This morning I was reading a column by Nicholas Kristof of The New York Times (Opinion, Oct. 27). He was referring to new data on young people who do not identify as Christians: only 49 percent of millennials do. This compares with 84 percent among Americans in their mid-70s.
The Pew Research study concluded, “The U.S. Is steadily becoming less Christian and less religiously observant.” The share of adults who consider themselves Christian has fallen 12 percentage points in the past decade.
I also read about Gov. Greg Abbott’s efforts to “clean up” the camps of homeless people in Austin. Apparently he has gotten flack because the camps reflect on Texas government’s inability to have enough compassion to provide real relief.
It’s true that some don’t want to move from their spot, many times with good reason. Where will they go? Are they just going to be shuffled to another camp somewhere else? Have they been given too many reasons not to trust anyone?

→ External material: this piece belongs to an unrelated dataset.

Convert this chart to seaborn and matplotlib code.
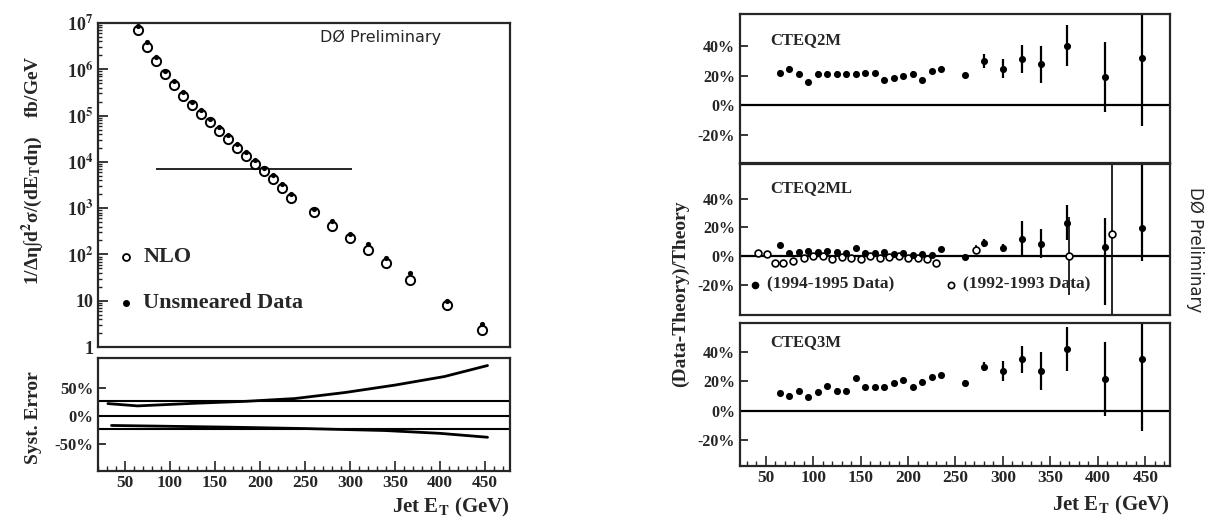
import matplotlib
matplotlib.use("Agg")
import matplotlib.pyplot as plt
import seaborn as sns
import numpy as np
from matplotlib.ticker import FixedLocator, NullFormatter, LogLocator, MultipleLocator

# ---------------- data ----------------
et = [65, 75, 85, 95, 105, 115, 125, 135, 145, 155, 165, 175, 185, 195, 205, 215, 225, 235,
      260, 280, 300, 320, 340, 367, 408, 447]

nlo = [7.1e6, 3.1e6, 1.5e6, 8.1e5, 4.6e5, 2.7e5, 1.66e5, 1.07e5, 7.1e4, 4.7e4, 3.1e4, 2.0e4,
       1.35e4, 9.1e3, 6.2e3, 4.2e3, 2.75e3, 1.66e3, 810, 420, 224, 126, 65, 28, 8.1, 2.3]
unsmeared = [8.6e6, 3.8e6, 1.8e6, 9.4e5, 5.6e5, 3.3e5, 2.0e5, 1.30e5, 8.6e4, 5.7e4, 3.8e4, 2.4e4,
             1.6e4, 1.08e4, 7.4e3, 5.1e3, 3.4e3, 2.05e3, 980, 540, 280, 165, 84, 40, 9.8, 3.1]

syst_up_et = [31, 64, 128, 185, 239, 295, 350, 405, 453]
syst_up = [21.9, 17.8, 22.5, 26.0, 30.9, 41.7, 54.8, 70.0, 89.6]
syst_lo_et = [35, 100, 165, 250, 339, 400, 453]
syst_lo = [-17.0, -18.5, -20.0, -22.5, -26.0, -31.0, -38.0]
syst_ref = [26, 0, -23]

cteq2m = [22.3, 25.0, 21.6, 15.9, 21.6, 21.6, 21.6, 21.2, 21.6, 22.0, 22.0, 17.5, 18.6, 19.8,
          21.6, 17.0, 23.2, 24.6, 20.5, 30.2, 25.0, 31.2, 28.0, 40.5, 19.3, 31.9]
cteq2m_err = [1.5] * 18 + [1.5, 5.0, 6.5, 9.5, 12.5, 14.0, 23.5, 46.0]

cteq2ml = [8.0, 2.0, 3.0, 3.5, 3.0, 3.5, 3.0, 2.5, 5.5, 2.0, 2.0, 3.0, 1.5, 2.0, 1.0, 1.5, 1.0, 5.0,
           -0.7, 9.2, 5.7, 12.1, 8.7, 23.3, 6.4, 19.4]
cteq2ml_err_lo = [1.5] * 18 + [2.0, 3.0, 3.0, 12.5, 10.0, 12.0, 40.0, 23.0]
cteq2ml_err_hi = [1.5] * 18 + [2.0, 3.0, 3.0, 12.5, 10.0, 12.0, 20.5, 61.6]

et_old = [42, 51, 60, 68, 79, 90, 100, 110, 120, 130, 140, 150, 160, 170, 180, 190, 200, 210,
          220, 230, 272, 370, 415]
cteq2ml_old = [2.3, 1.6, -4.5, -4.5, -3.4, -1.0, 0.0, 0.5, -1.8, -0.5, -1.5, -2.0, 0.0, -1.0,
               -0.5, 0.0, -1.0, -1.5, -2.0, -4.5, 4.6, 0.0, 15.5]
cteq2ml_old_err = [1.5] * 20 + [3.0, 27.0, 95.0]

cteq3m = [12.1, 10.3, 13.7, 9.1, 12.8, 16.6, 13.7, 13.7, 22.4, 16.2, 16.2, 16.2, 18.6, 20.8,
          16.2, 19.7, 22.8, 24.0, 19.0, 29.9, 27.0, 35.0, 27.0, 41.8, 21.7, 35.4]
cteq3m_err = [1.5] * 18 + [2.0, 3.0, 6.5, 9.3, 12.8, 15.0, 25.0, 49.0]

xticks = [50, 100, 150, 200, 250, 300, 350, 400, 450]
log_ticks = [1, 10, 1e2, 1e3, 1e4, 1e5, 1e6, 1e7]
log_labels = ['1', '10', r'10$^{\mathbf{2}}$', r'10$^{\mathbf{3}}$', r'10$^{\mathbf{4}}$',
              r'10$^{\mathbf{5}}$', r'10$^{\mathbf{6}}$', r'10$^{\mathbf{7}}$']

# ---------------- style ----------------
sns.set_style("ticks")
plt.rcParams['font.family'] = ['Liberation Serif', 'DejaVu Sans']
plt.rcParams['font.weight'] = 'bold'
plt.rcParams['mathtext.fontset'] = 'stix'
plt.rcParams['mathtext.default'] = 'bf'
plt.rcParams['axes.linewidth'] = 1.6
plt.rcParams['xtick.direction'] = 'in'
plt.rcParams['ytick.direction'] = 'in'

W, H = 1209, 520
fig = plt.figure(figsize=(W / 100, H / 100), dpi=100)


def box(x0, y0, x1, y1):
    return [x0 / W, 1 - y1 / H, (x1 - x0) / W, (y1 - y0) / H]


K = 'black'

# ---------- left top: cross section ----------
ax1 = fig.add_axes(box(98, 23, 510, 347))
sns.scatterplot(x=et, y=nlo, ax=ax1, marker='o', s=44, facecolor='white', edgecolor=K,
                linewidth=1.4, zorder=3, legend=False)
sns.scatterplot(x=et, y=unsmeared, ax=ax1, marker='o', s=14, color=K, edgecolor=K,
                linewidth=0, zorder=4, legend=False)
ax1.set_yscale('log')
ax1.set_xlim(20, 478)
ax1.set_ylim(1, 1e7)
ax1.hlines(7.1e3, 85, 302, color=K, lw=1.2)
ax1.yaxis.set_major_locator(FixedLocator(log_ticks))
ax1.set_yticklabels(log_labels, fontsize=13)
ax1.yaxis.set_minor_locator(LogLocator(base=10, subs=(2, 3, 4, 5, 6, 7, 8, 9), numticks=20))
ax1.yaxis.set_minor_formatter(NullFormatter())
ax1.tick_params(axis='y', which='major', length=7, width=1.3)
ax1.tick_params(axis='y', which='minor', length=3, width=1)
ax1.set_xticks([])
ax1.text(0.54, 0.955, 'DØ Preliminary', transform=ax1.transAxes, fontsize=11.5,
         family='DejaVu Sans', weight='normal', va='center', ha='left')
ax1.plot([0.068], [0.278], transform=ax1.transAxes, marker='o', ms=5, mfc='white', mec=K, mew=1.3)
ax1.text(0.11, 0.278, 'NLO', transform=ax1.transAxes, fontsize=16, va='center')
ax1.plot([0.068], [0.136], transform=ax1.transAxes, marker='o', ms=4, color=K)
ax1.text(0.11, 0.136, 'Unsmeared Data', transform=ax1.transAxes, fontsize=16, va='center')

fig.text(33 / W, 1 - 170 / H, r'1/Δη∫d$^2$σ/(dE$_T$dη)    fb/GeV', rotation=90,
         fontsize=14, ha='center', va='center')

# ---------- left bottom: systematic error ----------
ax2 = fig.add_axes(box(98, 358, 510, 471))
for v in syst_ref:
    ax2.axhline(v, color=K, lw=1.5)
sns.lineplot(x=syst_up_et, y=syst_up, ax=ax2, color=K, lw=2.0, estimator=None, sort=True)
sns.lineplot(x=syst_lo_et, y=syst_lo, ax=ax2, color=K, lw=2.0, estimator=None, sort=True)
ax2.set_xlim(20, 478)
ax2.set_ylim(-98, 103)
ax2.set_yticks([50, 0, -50])
ax2.set_yticklabels(['50%', '0%', '-50%'], fontsize=12)
ax2.set_xticks(xticks)
ax2.set_xticklabels([str(v) for v in xticks], fontsize=12.5)
ax2.xaxis.set_minor_locator(MultipleLocator(10))
ax2.tick_params(axis='x', which='major', length=7, width=1.2, pad=3)
ax2.tick_params(axis='x', which='minor', length=3.5, width=1)
ax2.tick_params(axis='y', which='major', length=6, width=1.3)
ax2.set_xlabel('')
ax2.set_ylabel('')
fig.text(33 / W, 1 - 418 / H, 'Syst. Error', rotation=90, fontsize=14, ha='center', va='center')
fig.text(510 / W, 1 - 507 / H, r'Jet E$_{\mathbf{T}}$ (GeV)', fontsize=15, ha='right', va='center')

# ---------- right panels ----------
rights = [
    (box(740, 14, 1170, 163), (-39, 62), 'CTEQ2M', 0.826),
    (box(740, 164, 1170, 315), (-40.7, 64), 'CTEQ2ML', 0.84),
    (box(740, 323, 1170, 466), (-37.6, 59.6), 'CTEQ3M', 0.867),
]
axes_r = []
for pos, yl, name, ty in rights:
    ax = fig.add_axes(pos)
    ax.set_xlim(23, 476)
    ax.set_ylim(*yl)
    ax.axhline(0, color=K, lw=1.6, zorder=1)
    ax.set_yticks([40, 20, 0, -20])
    ax.set_yticklabels(['40%', '20%', '0%', '-20%'], fontsize=11.5)
    ax.tick_params(axis='y', which='major', length=6, width=1.3)
    ax.text(0.07, ty, name, transform=ax.transAxes, fontsize=12, va='center', ha='left')
    axes_r.append(ax)

# CTEQ2M
a = axes_r[0]
a.errorbar(et, cteq2m, yerr=cteq2m_err, fmt='none', ecolor=K, elinewidth=1.6, capsize=0)
sns.scatterplot(x=et, y=cteq2m, ax=a, marker='o', s=26, color=K, edgecolor=K, linewidth=0,
                zorder=3, legend=False)
a.set_xticks([])

# CTEQ2ML
a = axes_r[1]
a.errorbar(et_old, cteq2ml_old, yerr=cteq2ml_old_err, fmt='none', ecolor=K, elinewidth=1.2,
           capsize=0)
a.errorbar(et, cteq2ml, yerr=[cteq2ml_err_lo, cteq2ml_err_hi], fmt='none', ecolor=K,
           elinewidth=1.6, capsize=0)
sns.scatterplot(x=et_old, y=cteq2ml_old, ax=a, marker='o', s=24, facecolor='white', edgecolor=K,
                linewidth=1.2, zorder=3, legend=False)
sns.scatterplot(x=et, y=cteq2ml, ax=a, marker='o', s=26, color=K, edgecolor=K, linewidth=0,
                zorder=4, legend=False)
a.set_xticks([])
a.plot([0.035], [0.2], transform=a.transAxes, marker='o', ms=4.5, color=K)
a.text(0.063, 0.2, '(1994-1995 Data)', transform=a.transAxes, fontsize=12.5, va='center')
a.plot([0.49], [0.2], transform=a.transAxes, marker='o', ms=4.5, mfc='white', mec=K, mew=1.2)
a.text(0.518, 0.2, '(1992-1993 Data)', transform=a.transAxes, fontsize=12.5, va='center')

# CTEQ3M
a = axes_r[2]
a.errorbar(et, cteq3m, yerr=cteq3m_err, fmt='none', ecolor=K, elinewidth=1.6, capsize=0)
sns.scatterplot(x=et, y=cteq3m, ax=a, marker='o', s=26, color=K, edgecolor=K, linewidth=0,
                zorder=3, legend=False)
a.set_xticks(xticks)
a.set_xticklabels([str(v) for v in xticks], fontsize=12.5)
a.xaxis.set_minor_locator(MultipleLocator(10))
a.tick_params(axis='x', which='major', length=7, width=1.2, pad=3)
a.tick_params(axis='x', which='minor', length=3.5, width=1)

for a in axes_r:
    a.set_xlabel('')
    a.set_ylabel('')

fig.text(680 / W, 1 - 294 / H, '(Data-Theory)/Theory', rotation=90, fontsize=14,
         ha='center', va='center')
fig.text(1170 / W, 1 - 505 / H, r'Jet E$_{\mathbf{T}}$ (GeV)', fontsize=15, ha='right', va='center')
fig.text(1195 / W, 1 - 250 / H, 'DØ Preliminary', rotation=-90, fontsize=12,
         family='DejaVu Sans', weight='normal', ha='center', va='center')

fig.savefig('out.png', dpi=100, facecolor='white')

One woman said her “home” has been disrupted many times and she has lost a shoe in moving. One shoe. Most of us would just go buy another pair, even if we had to look for a sale. But her loss of one shoe is a big deal because she doesn’t have the money to buy another pair.
Some say, “Well, they can go to a mission.” Right. But too many of them have had Jesus jammed down their throats without any real help — such as replacing their shoes.

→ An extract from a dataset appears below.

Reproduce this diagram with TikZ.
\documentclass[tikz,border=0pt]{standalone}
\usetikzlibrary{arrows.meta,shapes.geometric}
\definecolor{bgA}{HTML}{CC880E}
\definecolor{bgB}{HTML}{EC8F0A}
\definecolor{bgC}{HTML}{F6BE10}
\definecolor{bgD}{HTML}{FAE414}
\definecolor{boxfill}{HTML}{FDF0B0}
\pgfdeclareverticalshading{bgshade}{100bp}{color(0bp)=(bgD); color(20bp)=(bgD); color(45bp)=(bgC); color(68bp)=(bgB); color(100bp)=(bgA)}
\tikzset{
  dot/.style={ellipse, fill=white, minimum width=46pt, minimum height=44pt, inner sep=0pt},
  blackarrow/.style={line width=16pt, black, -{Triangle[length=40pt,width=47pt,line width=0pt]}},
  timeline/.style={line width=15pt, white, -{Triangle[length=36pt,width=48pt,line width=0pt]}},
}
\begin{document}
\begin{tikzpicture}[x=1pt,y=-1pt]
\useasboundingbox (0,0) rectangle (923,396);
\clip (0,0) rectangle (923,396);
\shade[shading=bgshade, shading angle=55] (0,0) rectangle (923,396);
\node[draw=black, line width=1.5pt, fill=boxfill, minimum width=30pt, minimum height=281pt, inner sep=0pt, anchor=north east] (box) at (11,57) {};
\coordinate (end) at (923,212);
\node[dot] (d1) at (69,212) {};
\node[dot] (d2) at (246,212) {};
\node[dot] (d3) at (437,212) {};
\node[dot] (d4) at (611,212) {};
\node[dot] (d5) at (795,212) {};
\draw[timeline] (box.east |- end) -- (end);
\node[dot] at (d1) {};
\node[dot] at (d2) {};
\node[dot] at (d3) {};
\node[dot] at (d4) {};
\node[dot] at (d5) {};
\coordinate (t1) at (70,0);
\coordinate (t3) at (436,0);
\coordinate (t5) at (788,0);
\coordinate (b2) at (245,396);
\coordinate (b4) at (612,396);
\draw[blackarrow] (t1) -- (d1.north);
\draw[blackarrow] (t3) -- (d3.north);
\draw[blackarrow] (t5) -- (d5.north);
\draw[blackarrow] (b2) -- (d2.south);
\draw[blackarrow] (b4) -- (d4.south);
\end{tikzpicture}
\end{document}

My husband worked for a state office in Fort Worth for many years, working with people on welfare. He saw the results of missions not giving people what they really needed. I don’t intend to paint all the missions with the same brush, but there are too many not to criticize their misguided efforts.
As for the millennials Kristof mentions, I have a son in his early 40s. He and his wife do not go to church, nor take their young children anywhere. That really bothers me, but I can well understand his reasons. He doesn’t see enough good examples to believe that Jesus/God can make any difference in their lives. I see that they need to give their children a way to judge how they should behave or choose when they come up against situations they aren’t familiar with. How can they make right decisions when they can’t understand consequences or see how what they decide can affect someone else?

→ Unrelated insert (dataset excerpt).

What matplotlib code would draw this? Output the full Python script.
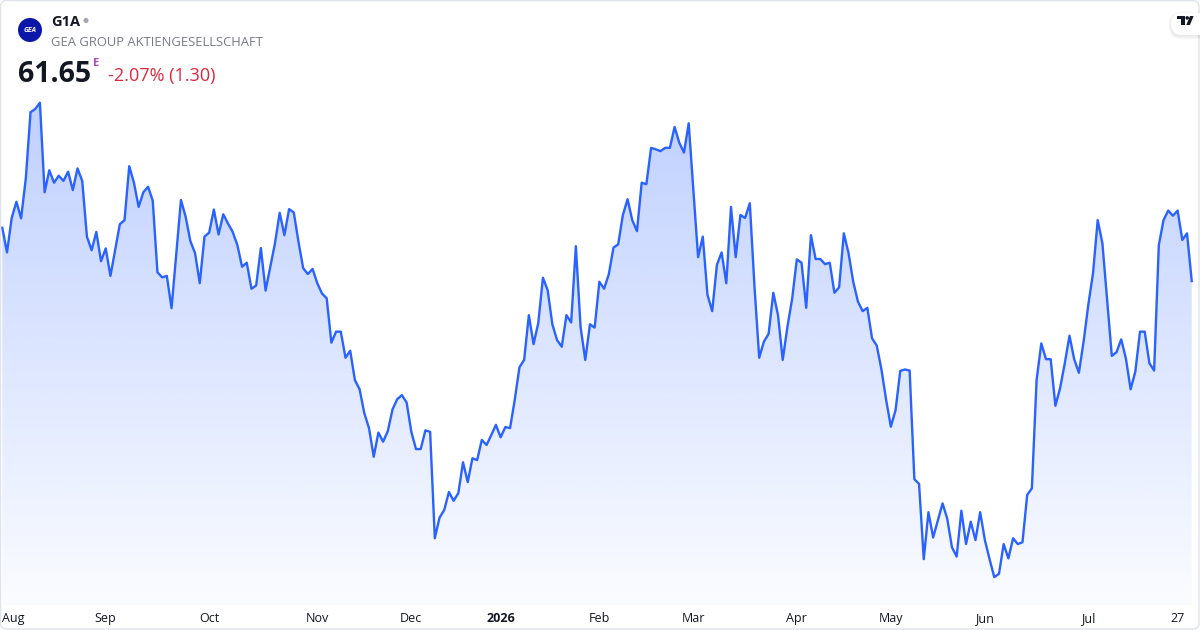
import numpy as np
import pandas as pd
import matplotlib
matplotlib.use("Agg")
import matplotlib.pyplot as plt
from matplotlib.patches import FancyBboxPatch, Circle, Polygon, Rectangle

# ---------------- data ----------------
ticker = "G1A"
company = "GEA GROUP AKTIENGESELLSCHAFT"
last_price = "61.65"
change_text = "-2.07% (1.30)"

holidays = ["2025-12-24", "2025-12-25", "2025-12-26", "2025-12-31",
            "2026-01-01", "2026-04-03", "2026-04-06", "2026-05-01"]

prices = [
    63.10, 62.43, 63.37, 63.81, 63.36, 64.45, 66.25, 66.34, 66.51, 64.07,
    64.67, 64.33, 64.52, 64.38, 64.63, 64.13, 64.72, 64.38, 62.86, 62.49,
    62.99, 62.19, 62.54, 61.79, 62.49, 63.20, 63.31, 64.78, 64.33, 63.67,
    64.07, 64.22, 63.84, 61.89, 61.75, 61.79, 60.91, 62.39, 63.86, 63.40,
    62.74, 62.41, 61.59, 62.86, 62.97, 63.60, 62.92, 63.47, 63.22, 62.99,
    62.63, 62.04, 62.15, 61.44, 61.53, 62.55, 61.39, 62.04, 62.68, 63.51,
    62.90, 63.61, 63.52, 62.72, 62.00, 61.84, 61.98, 61.59, 61.31, 61.18,
    59.97, 60.27, 60.27, 59.56, 59.75, 58.95, 58.70, 58.05, 57.64, 56.86,
    57.52, 57.27, 57.56, 58.15, 58.43, 58.54, 58.34, 57.54, 57.07, 57.07,
    57.58, 57.54, 54.64, 55.20, 55.41, 55.90, 55.66, 55.87, 56.71, 56.17,
    56.82, 56.77, 57.32, 57.18, 57.45, 57.73, 57.39, 57.67, 57.64, 58.41,
    59.30, 59.50, 60.72, 59.93, 60.50, 61.74, 61.40, 60.47, 60.04, 59.86,
    60.72, 60.52, 62.60, 60.40, 59.50, 60.47, 60.38, 61.63, 61.44, 61.83,
    62.56, 62.65, 63.45, 63.88, 63.31, 63.01, 64.33, 64.29, 65.28, 65.24,
    65.19, 65.28, 65.28, 65.85, 65.42, 65.15, 65.95, 64.13, 62.30, 62.86,
    61.27, 60.83, 62.09, 62.43, 61.59, 63.67, 62.30, 63.45, 63.37, 63.77,
    61.49, 59.56, 60.00, 60.21, 61.33, 60.72, 59.50, 60.40, 61.16, 62.24,
    62.15, 60.92, 62.90, 62.25, 62.25, 62.11, 62.15, 61.33, 61.48, 62.95,
    62.41, 61.63, 61.09, 60.83, 60.92, 60.09, 59.89, 59.24, 58.41, 57.68,
    58.13, 59.20, 59.24, 59.21, 56.25, 56.12, 54.07, 55.35, 54.66, 55.12,
    55.59, 55.17, 54.39, 54.14, 55.39, 54.48, 55.09, 54.59, 55.35, 54.59,
    54.07, 53.58, 53.67, 54.48, 54.09, 54.64, 54.48, 54.53, 55.82, 56.00,
    58.95, 59.95, 59.52, 59.52, 58.25, 58.73, 59.41, 60.16, 59.52, 59.15,
    60.00, 61.00, 61.86, 63.31, 62.68, 61.13, 59.61, 59.71, 60.06, 59.54,
    58.70, 59.18, 60.27, 60.27, 59.41, 59.21, 62.63, 63.31, 63.57, 63.43,
    63.57, 62.77, 62.95, 61.65,
]

dates = pd.bdate_range("2025-07-30", "2026-07-30")
dates = dates[~dates.isin(pd.to_datetime(holidays))][:len(prices)]
x = np.arange(len(prices))
y = np.array(prices)

# tick positions: first trading day of each month, plus the 27th of the last month
tick_pos, tick_lab, tick_bold = [], [], []
prev_month = None
for i, d in enumerate(dates):
    if d.month != prev_month:
        prev_month = d.month
        if i == 0:
            continue
        if d.month == 1:
            tick_lab.append(str(d.year)); tick_bold.append(True)
        else:
            tick_lab.append(d.strftime("%b")); tick_bold.append(False)
        tick_pos.append(i - 1 if d.month != 8 else 0)
day_idx = int(np.where(dates == pd.Timestamp("2026-07-27"))[0][0])
tick_pos.append(day_idx); tick_lab.append("27"); tick_bold.append(False)

# ---------------- styling ----------------
plt.rcParams["font.family"] = ["Open Sans", "DejaVu Sans"]
LINE = "#2962FF"
W, H = 1200, 630

fig = plt.figure(figsize=(12, 6.3), dpi=100)
fig.patch.set_facecolor("white")

ax = fig.add_axes([0, 25 / H, 1, 605 / H])
ax.set_xlim(-0.49, 254.76)
y0, y1 = 52.82, 69.31
ax.set_ylim(y0, y1)
for s in ax.spines.values():
    s.set_visible(False)
ax.set_yticks([])

# gradient fill under the line
ymax = y.max()
n = 256
alpha = np.linspace(0.02, 0.30, n)
img = np.zeros((n, 2, 4))
img[..., 0] = 41 / 255
img[..., 1] = 98 / 255
img[..., 2] = 1.0
img[..., 3] = alpha[:, None]
im = ax.imshow(img, extent=[x[0], x[-1], y0, ymax], origin="lower",
               aspect="auto", interpolation="bilinear", zorder=1)
poly = ax.fill_between(x, y, y0, facecolor="none", edgecolor="none")
im.set_clip_path(poly.get_paths()[0], transform=ax.transData)

ax.plot(x, y, color=LINE, lw=1.7, solid_joinstyle="round", zorder=3)

ax.set_xticks(tick_pos)
ax.set_xticklabels(tick_lab)
ax.tick_params(axis="x", length=0, pad=5, labelsize=9, labelcolor="#131722")
for lab, b in zip(ax.get_xticklabels(), tick_bold):
    if b:
        lab.set_fontweight("bold")
ax.get_xticklabels()[0].set_ha("left")

# ---------------- overlay (pixel coordinates) ----------------
ov = fig.add_axes([0, 0, 1, 1], zorder=5)
ov.set_xlim(0, W)
ov.set_ylim(H, 0)
ov.axis("off")
ov.patch.set_alpha(0)

ov.add_patch(FancyBboxPatch((0.5, 0.5), W - 1.5, H - 1.5,
                            boxstyle="round,pad=0,rounding_size=6",
                            fc="none", ec="#e0e3eb", lw=1))

# logo
ov.add_patch(Circle((30, 30), 12, fc="#0b17a8", ec="none"))
ov.text(30, 30.5, "GEA", color="white", fontsize=5, ha="center", va="center",
        fontweight="bold", style="italic")

ov.text(51, 26.5, ticker, fontsize=10.5, fontweight="bold", color="#131722",
        ha="left", va="baseline")
ov.add_patch(Circle((86, 20.5), 2.6, fc="#a6a9b2", ec="none"))
ov.text(51, 45.5, company, fontsize=9.35, color="#787b86", ha="left", va="baseline")

ov.text(18, 82, last_price, fontsize=20.5, fontweight="bold", color="#131722",
        ha="left", va="baseline")
ov.text(93.5, 65.5, "E", fontsize=8, fontweight="bold", color="#ab47bc",
        ha="left", va="baseline")
ov.text(107.5, 81.5, change_text, fontsize=13, color="#e0283c",
        ha="left", va="baseline")

# TradingView badge
for k, a in [(3, 0.015), (2, 0.025), (1, 0.035)]:
    ov.add_patch(FancyBboxPatch((1171 - k, 13 - k + 1.5), 40 + 2 * k, 22 + 2 * k,
                                boxstyle="round,pad=0,rounding_size=%d" % (11 + k),
                                fc=(0, 0, 0, a), ec="none"))
ov.add_patch(FancyBboxPatch((1171, 13), 40, 22,
                            boxstyle="round,pad=0,rounding_size=11",
                            fc="white", ec="none"))
ov.add_patch(Rectangle((1177, 16), 7.5, 3.4, fc="#131722", ec="none"))
ov.add_patch(Rectangle((1181, 16), 3.5, 9, fc="#131722", ec="none"))
ov.add_patch(Circle((1187.2, 17.9), 1.8, fc="#131722", ec="none"))
ov.add_patch(Polygon([(1186.3, 25), (1189.9, 25), (1193.6, 16), (1190.0, 16)],
                     closed=True, fc="#131722", ec="none"))

fig.savefig("out.png", dpi=100, facecolor="white")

For years both my husband and I (even before we married eight years ago) have ministered to those who need to see God’s hand help them. I’ll toot my own horn here. When I was 68, I began graduate school in social work, commuting 2 1/2 hours each way to Arlington for almost three years. After graduation I was offered — and took — a job that paid very, very well. But I was miserable because I so strongly felt I was not doing what God wanted me to. So I quit, without a job offer elsewhere.
Ron and I were not yet married, but I had some money left from a settlement. A few months later I was approached by Chris, whom I did not know, but who was then director of Cornerstone Counseling. He said one of their counselors had moved to Dallas and they had an opening. Would I be interested? Before I could answer he said, “But it is not a paid position, only volunteer.” I said, “When do I start?”
I was there for four years before I retired. During that time I also started counseling at Hiway 80 Mission for two years, again at no pay. We lived on my husband’s retirement income.
As a Christian, I’ve always felt the best way I could show God to others was to help fill a need. Even when I literally had no income except for what I could make selling produce and home-baked goods, I helped others. One was a man walking alongside the highway in socks because he had no shoes. I picked him up and took him to my church, which gave him some shoes and gave me money to take him to the grocery store to get some “traveling” food. I didn’t have to “witness” because he knew who was helping him.
I think another reason young people are turning away from church and Christianity is because they see or read of pastors and others in Christian work who are accused, rightly, of sexual abuse. They see people who staunchly support our president even though his actions and philosophy are so strongly anti-Christian.
I recently turned 80. I lived in post WWII when we didn’t have cell phones, or a TV until I was 9 years old, or a car until I was in sixth grade. The world has changed a lot. I’m weary. I have no idea how long God will keep me on earth to do what He has in store for me, until He decides it’s time to quit and go home to Him. Then maybe I can rest.